# Help with pre primed wood



## Glenn-1 (Apr 4, 2021)

A person is asking for water base lacquer on top of pre primed tongue and groove wood. Any prep or base coat I should put on or will the final water base coloured lacquer stick nicely to the factory primed wood?


----------



## finishesbykevyn (Apr 14, 2010)

Glenn-1 said:


> A person is asking for water base lacquer on top of pre primed tongue and groove wood. Any prep or base coat I should put on or will the final water base coloured lacquer stick nicely to the factory primed wood?
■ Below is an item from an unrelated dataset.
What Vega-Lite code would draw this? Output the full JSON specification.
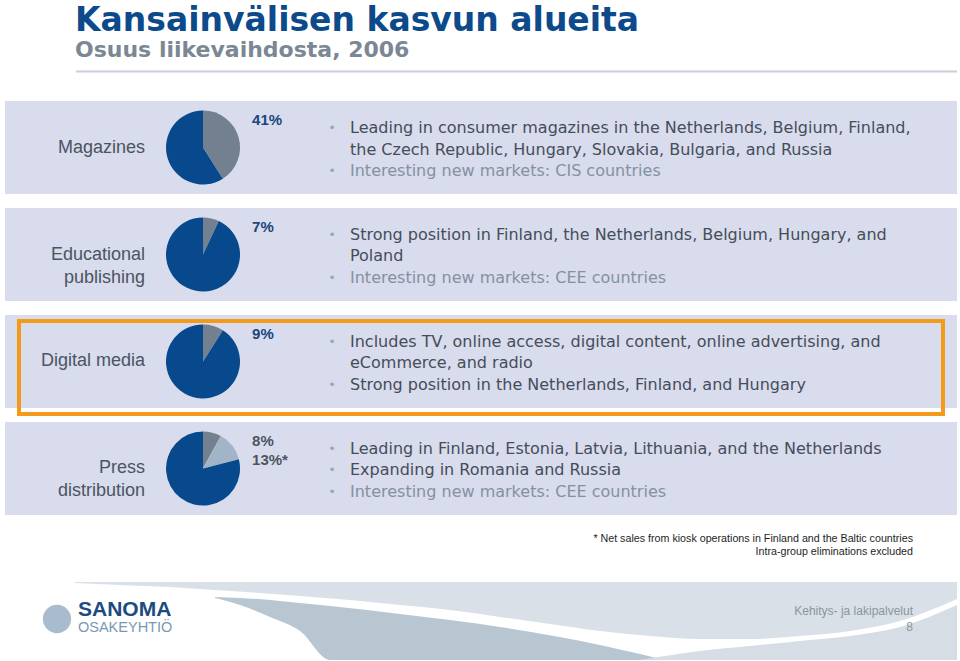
{
  "$schema": "https://vega.github.io/schema/vega-lite/v6.json",
  "background": "white",
  "padding": {"left": 5, "top": 4, "right": 3, "bottom": 0},
  "title": {
    "text": "Kansainvälisen kasvun alueita",
    "subtitle": "Osuus liikevaihdosta, 2006",
    "anchor": "start",
    "frame": "group",
    "dx": 70,
    "offset": 10,
    "font": "DejaVu Sans",
    "fontSize": 33,
    "fontWeight": "bold",
    "color": "#0c4a8b",
    "subtitleFont": "DejaVu Sans",
    "subtitleFontSize": 22,
    "subtitleFontWeight": "bold",
    "subtitleColor": "#7b8794",
    "subtitlePadding": 2
  },
  "datasets": {
    "divisions": [
      {"category": "Magazines", "labelLines": ["Magazines"]},
      {"category": "Educational publishing", "labelLines": ["Educational", "publishing"]},
      {"category": "Digital media", "labelLines": ["Digital media"]},
      {"category": "Press distribution", "labelLines": ["Press", "distribution"]}
    ],
    "slices": [
      {"category": "Magazines", "segment": "Division", "order": 1, "share": 41, "label": "41%"},
      {"category": "Magazines", "segment": "Rest of group", "order": 3, "share": 59, "label": ""},
      {"category": "Educational publishing", "segment": "Division", "order": 1, "share": 7, "label": "7%"},
      {"category": "Educational publishing", "segment": "Rest of group", "order": 3, "share": 93, "label": ""},
      {"category": "Digital media", "segment": "Division", "order": 1, "share": 9, "label": "9%"},
      {"category": "Digital media", "segment": "Rest of group", "order": 3, "share": 91, "label": ""},
      {"category": "Press distribution", "segment": "Division", "order": 1, "share": 8, "label": "8%"},
      {"category": "Press distribution", "segment": "Kiosk operations", "order": 2, "share": 13, "label": "13%*"},
      {"category": "Press distribution", "segment": "Rest of group", "order": 3, "share": 79, "label": ""}
    ],
    "notes": [
      {"category": "Magazines", "line": 1, "first": true, "kind": "current", "text": "Leading in consumer magazines in the Netherlands, Belgium, Finland,"},
      {"category": "Magazines", "line": 2, "first": false, "kind": "current", "text": "the Czech Republic, Hungary, Slovakia, Bulgaria, and Russia"},
      {"category": "Magazines", "line": 3, "first": true, "kind": "prospect", "text": "Interesting new markets: CIS countries"},
      {"category": "Educational publishing", "line": 1, "first": true, "kind": "current", "text": "Strong position in Finland, the Netherlands, Belgium, Hungary, and"},
      {"category": "Educational publishing", "line": 2, "first": false, "kind": "current", "text": "Poland"},
      {"category": "Educational publishing", "line": 3, "first": true, "kind": "prospect", "text": "Interesting new markets: CEE countries"},
      {"category": "Digital media", "line": 1, "first": true, "kind": "current", "text": "Includes TV, online access, digital content, online advertising, and"},
      {"category": "Digital media", "line": 2, "first": false, "kind": "current", "text": "eCommerce, and radio"},
      {"category": "Digital media", "line": 3, "first": true, "kind": "current", "text": "Strong position in the Netherlands, Finland, and Hungary"},
      {"category": "Press distribution", "line": 1, "first": true, "kind": "current", "text": "Leading in Finland, Estonia, Latvia, Lithuania, and the Netherlands"},
      {"category": "Press distribution", "line": 2, "first": true, "kind": "current", "text": "Expanding in Romania and Russia"},
      {"category": "Press distribution", "line": 3, "first": true, "kind": "prospect", "text": "Interesting new markets: CEE countries"}
    ],
    "footerShapes": [
      {"shape": "upper", "px": 75, "top": 583, "bottom": 584},
      {"shape": "upper", "px": 120, "top": 583, "bottom": 586},
      {"shape": "upper", "px": 170, "top": 583, "bottom": 588},
      {"shape": "upper", "px": 215, "top": 583, "bottom": 591},
      {"shape": "upper", "px": 260, "top": 583, "bottom": 594},
      {"shape": "upper", "px": 300, "top": 583, "bottom": 597},
      {"shape": "upper", "px": 350, "top": 583, "bottom": 601},
      {"shape": "upper", "px": 400, "top": 583, "bottom": 606},
      {"shape": "upper", "px": 450, "top": 583, "bottom": 611},
      {"shape": "upper", "px": 500, "top": 583, "bottom": 618},
      {"shape": "upper", "px": 550, "top": 583, "bottom": 625},
      {"shape": "upper", "px": 600, "top": 583, "bottom": 632},
      {"shape": "upper", "px": 650, "top": 583, "bottom": 637},
      {"shape": "upper", "px": 700, "top": 583, "bottom": 640},
      {"shape": "upper", "px": 750, "top": 583, "bottom": 640},
      {"shape": "upper", "px": 800, "top": 583, "bottom": 637},
      {"shape": "upper", "px": 850, "top": 583, "bottom": 632},
      {"shape": "upper", "px": 900, "top": 583, "bottom": 622},
      {"shape": "upper", "px": 957, "top": 583, "bottom": 600},
      {"shape": "lower", "px": 215, "top": 598, "bottom": 599},
      {"shape": "lower", "px": 240, "top": 599, "bottom": 606},
      {"shape": "lower", "px": 270, "top": 601, "bottom": 618},
      {"shape": "lower", "px": 300, "top": 604, "bottom": 632},
      {"shape": "lower", "px": 330, "top": 607, "bottom": 661},
      {"shape": "lower", "px": 400, "top": 615, "bottom": 661},
      {"shape": "lower", "px": 500, "top": 628, "bottom": 661},
      {"shape": "lower", "px": 600, "top": 646, "bottom": 661},
      {"shape": "lower", "px": 640, "top": 655, "bottom": 661},
      {"shape": "lower", "px": 665, "top": 661, "bottom": 661},
      {"shape": "right", "px": 640, "top": 661, "bottom": 661},
      {"shape": "right", "px": 700, "top": 652, "bottom": 661},
      {"shape": "right", "px": 750, "top": 647, "bottom": 661},
      {"shape": "right", "px": 800, "top": 642, "bottom": 661},
      {"shape": "right", "px": 850, "top": 637, "bottom": 661},
      {"shape": "right", "px": 900, "top": 628, "bottom": 661},
      {"shape": "right", "px": 957, "top": 606, "bottom": 661}
    ],
    "footerTexts": [
      {"item": "brand", "text": "SANOMA", "px": 78, "py": 611},
      {"item": "company", "text": "OSAKEYHTIÖ", "px": 78, "py": 629},
      {"item": "unit", "text": "Kehitys- ja lakipalvelut", "px": 913, "py": 612},
      {"item": "page", "text": "8", "px": 913, "py": 628},
      {"item": "icon", "text": "", "px": 57, "py": 620}
    ]
  },
  "vconcat": [
    {
      "spacing": 28,
      "vconcat": [
        {
          "width": 952,
          "height": 1,
          "data": {"values": [{"element": "separator"}]},
          "mark": {"type": "rule", "color": "#c8ced5", "strokeWidth": 2},
          "encoding": {
            "x": {"datum": 7.46, "type": "quantitative", "scale": {"domain": [0, 100], "nice": false, "zero": false}, "axis": null},
            "x2": {"datum": 100}
          }
        },
        {
          "width": 952,
          "height": 414,
          "title": {
            "text": ["* Net sales from kiosk operations in Finland and  the Baltic countries", "Intra-group eliminations excluded"],
            "orient": "bottom",
            "anchor": "end",
            "frame": "group",
            "align": "right",
            "dx": -44,
            "offset": 19,
            "font": "Liberation Sans",
            "fontSize": 10.7,
            "fontWeight": "normal",
            "color": "#1e1e1e",
            "lineHeight": 13
          },
          "resolve": {"scale": {"yOffset": "independent"}},
          "layer": [
            {
              "data": {"name": "divisions"},
              "mark": {"type": "rect", "fill": "#d8dcec"},
              "encoding": {
                "x": {"datum": 0, "type": "quantitative", "scale": {"domain": [0, 100], "nice": false, "zero": false}, "axis": null},
                "x2": {"datum": 100},
                "y": {
                  "field": "category",
                  "type": "nominal",
                  "scale": {"type": "band", "domain": ["Magazines", "Educational publishing", "Digital media", "Press distribution"], "paddingInner": 0.1308, "paddingOuter": 0},
                  "axis": null
                }
              }
            },
            {
              "data": {"name": "divisions"},
              "transform": [{"filter": "datum.category === 'Digital media'"}],
              "mark": {"type": "rect", "filled": false, "stroke": "#f39a1b", "strokeWidth": 4, "yOffset": 6, "y2Offset": -1},
              "encoding": {
                "x": {"datum": 1.47, "type": "quantitative", "axis": null},
                "x2": {"datum": 98.53},
                "y": {"field": "category", "type": "nominal", "axis": null}
              }
            },
            {
              "data": {"name": "divisions"},
              "mark": {"type": "text", "align": "right", "baseline": "middle", "font": "Liberation Sans", "fontSize": 18, "lineHeight": 23, "color": "#4b5462"},
              "encoding": {
                "x": {"datum": 14.706, "type": "quantitative", "axis": null},
                "y": {"field": "category", "type": "nominal", "axis": null},
                "text": {"field": "labelLines"}
              }
            },
            {
              "data": {"name": "divisions"},
              "mark": {"type": "circle", "size": 5150, "fill": "white", "opacity": 1, "stroke": "#b3bdc9", "strokeWidth": 0.8},
              "encoding": {
                "x": {"datum": 20.8, "type": "quantitative", "axis": null},
                "y": {"field": "category", "type": "nominal", "axis": null}
              }
            },
            {
              "data": {"name": "slices"},
              "transform": [{"stack": "share", "groupby": ["category"], "sort": [{"field": "order", "order": "ascending"}], "as": ["t0", "t1"]}],
              "mark": {"type": "arc", "radius": 37},
              "encoding": {
                "x": {"datum": 20.8, "type": "quantitative", "axis": null},
                "y": {"field": "category", "type": "nominal", "axis": null},
                "theta": {"field": "t0", "type": "quantitative", "scale": {"domain": [0, 100], "range": [0, 6.2832]}},
                "theta2": {"field": "t1"},
                "fill": {"field": "segment", "type": "nominal", "scale": {"domain": ["Division", "Kiosk operations", "Rest of group"], "range": ["#72808f", "#a2b4c7", "#08488d"]}, "legend": null}
              }
            },
            {
              "data": {"name": "slices"},
              "transform": [{"filter": "datum.order < 3"}],
              "mark": {"type": "text", "align": "left", "baseline": "middle", "font": "Liberation Sans", "fontSize": 15, "fontWeight": "bold"},
              "encoding": {
                "x": {"datum": 25.95, "type": "quantitative", "axis": null},
                "y": {"field": "category", "type": "nominal", "axis": null},
                "yOffset": {"field": "order", "type": "ordinal", "scale": {"type": "point", "domain": [1, 2], "range": [19, 38], "padding": 0}},
                "text": {"field": "label"},
                "color": {"condition": {"test": "datum.category === 'Press distribution'", "value": "#4d5562"}, "value": "#1a467f"}
              }
            },
            {
              "data": {"name": "notes"},
              "mark": {"type": "text", "align": "left", "baseline": "middle", "font": "DejaVu Sans", "fontSize": 16},
              "encoding": {
                "x": {"datum": 36.24, "type": "quantitative", "axis": null},
                "y": {"field": "category", "type": "nominal", "axis": null},
                "yOffset": {"field": "line", "type": "ordinal", "scale": {"type": "point", "domain": [1, 2, 3], "range": [27, 70], "padding": 0}},
                "text": {"field": "text"},
                "color": {"field": "kind", "type": "nominal", "scale": {"domain": ["current", "prospect"], "range": ["#454d5a", "#8591a0"]}, "legend": null}
              }
            },
            {
              "data": {"name": "notes"},
              "transform": [{"filter": "datum.first"}],
              "mark": {"type": "text", "text": "•", "align": "center", "baseline": "middle", "font": "DejaVu Sans", "fontSize": 13, "color": "#9ba7b5"},
              "encoding": {
                "x": {"datum": 34.35, "type": "quantitative", "axis": null},
                "y": {"field": "category", "type": "nominal", "axis": null},
                "yOffset": {"field": "line", "type": "ordinal", "scale": {"type": "point", "domain": [1, 2, 3], "range": [27, 70], "padding": 0}}
              }
            }
          ]
        }
      ]
    },
    {
      "width": 952,
      "height": 76,
      "layer": [
        {
          "data": {"name": "footerShapes"},
          "mark": {"type": "area", "interpolate": "monotone"},
          "encoding": {
            "x": {"field": "px", "type": "quantitative", "scale": {"domain": [5, 957], "nice": false, "zero": false}, "axis": null},
            "y": {"field": "top", "type": "quantitative", "stack": null, "scale": {"domain": [583, 659], "reverse": true, "nice": false, "zero": false}, "axis": null},
            "y2": {"field": "bottom"},
            "fill": {"field": "shape", "type": "nominal", "scale": {"domain": ["upper", "lower", "right"], "range": ["#d9e0e7", "#b8c6d2", "#d6dde5"]}, "legend": null}
          }
        },
        {
          "data": {"name": "footerTexts"},
          "transform": [{"filter": "datum.item === 'icon'"}],
          "mark": {"type": "circle", "size": 800, "fill": "#a9bccd", "opacity": 1},
          "encoding": {
            "x": {"field": "px", "type": "quantitative", "axis": null},
            "y": {"field": "py", "type": "quantitative", "axis": null}
          }
        },
        {
          "data": {"name": "footerTexts"},
          "transform": [{"filter": "datum.item === 'brand'"}],
          "mark": {"type": "text", "align": "left", "baseline": "middle", "font": "Liberation Sans", "fontSize": 21, "fontWeight": "bold", "color": "#1d4b80"},
          "encoding": {
            "x": {"field": "px", "type": "quantitative", "axis": null},
            "y": {"field": "py", "type": "quantitative", "axis": null},
            "text": {"field": "text"}
          }
        },
        {
          "data": {"name": "footerTexts"},
          "transform": [{"filter": "datum.item === 'company'"}],
          "mark": {"type": "text", "align": "left", "baseline": "middle", "font": "Liberation Sans", "fontSize": 14.5, "color": "#7a98b5"},
          "encoding": {
            "x": {"field": "px", "type": "quantitative", "axis": null},
            "y": {"field": "py", "type": "quantitative", "axis": null},
            "text": {"field": "text"}
          }
        },
        {
          "data": {"name": "footerTexts"},
          "transform": [{"filter": "datum.item === 'unit' || datum.item === 'page'"}],
          "mark": {"type": "text", "align": "right", "baseline": "middle", "font": "Liberation Sans", "fontSize": 12, "color": "#8a95a1"},
          "encoding": {
            "x": {"field": "px", "type": "quantitative", "axis": null},
            "y": {"field": "py", "type": "quantitative", "axis": null},
            "text": {"field": "text"}
          }
        }
      ]
    }
  ],
  "spacing": 25,
  "resolve": {"scale": {"fill": "independent", "color": "independent"}},
  "config": {
    "view": {"stroke": null}
  }
}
Again, you should check for compatibility. Pretty sure we covered this in your last post. If in doubt. Re-prime.


----------



## cocomonkeynuts (Apr 14, 2017)

Glenn-1 said:


> A person is asking for water base lacquer on top of pre primed tongue and groove wood. Any prep or base coat I should put on or will the final water base coloured lacquer stick nicely to the factory primed wood?


1WB-200 undercoater all day on that preprimed stuff


----------



## Glenn-1 (Apr 4, 2021)

cocomonkeynuts said:


> 1WB-200 undercoater all day on that preprimed stuff


Thank you. We have lenmar products in town. I live in a very small town.


----------